With this tuning I was able to get the accuracy close to MCMC, yet the ADVI took more than 40s where as MCMC converged within 2s. This is yet contradictory to our expectations since, ADVI is supposed to be faster than MCMC.
I wanted to investigate this statement and more importantly find out if the cause for the ridiculous time taken for the ADVI convergence is due to the differences in the scale of parameters. Therefore, I generated very simple dataset with single predictor variable in order to simulate a simple linear regression model to simplify the task.
These are the results,
100%|██████████| 3500/3500 [00:04<00:00, 749.04it/s]
Average Loss = 14.753: 100%|██████████| 10000/10000 [00:02<00:00, 3427.40it/s]

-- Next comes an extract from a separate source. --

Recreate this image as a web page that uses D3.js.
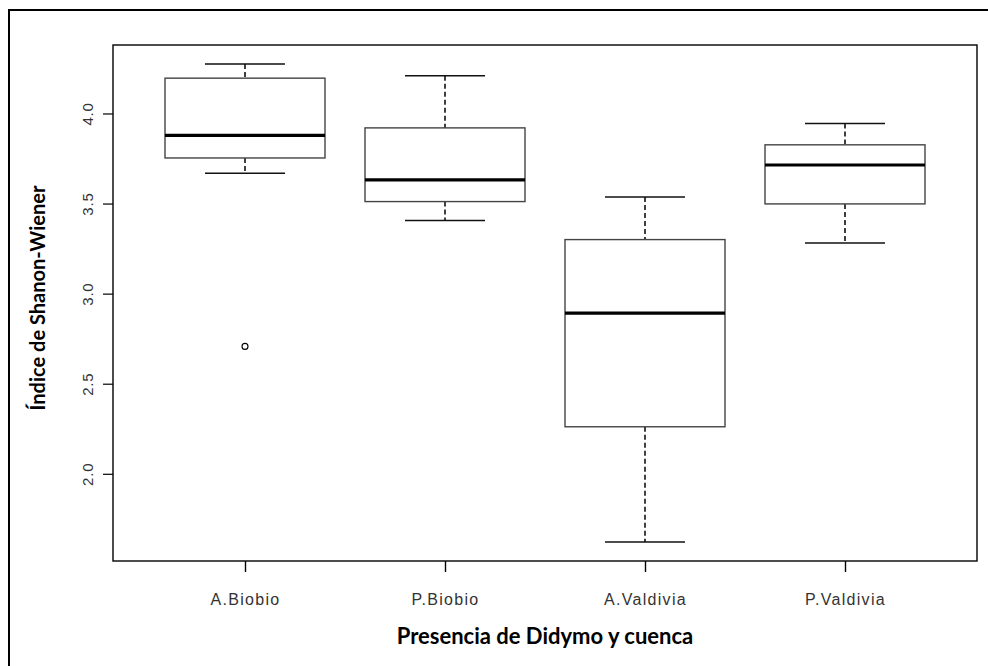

Inference : MCMC, wall time : 5882ms, mse: 0.256141
Inference : ADVI, wall time : 7087ms, mse: 0.255874
Inference : VI, wall time : 1ms, mse: 0.257132
Now, I have a problem with interpreting the results. In my 5th question, I wanted to know the different between time shown next to the ADVI progress bar, and the wall time measure by wrapping the pm.fit() with start and end time statements. I assumed that 2s next to progress bar is the actual time taken for stochastic optimization, whereas the wall time measured by me is the time taken to perform automatic differentiation + stochastic optimization + other overheads.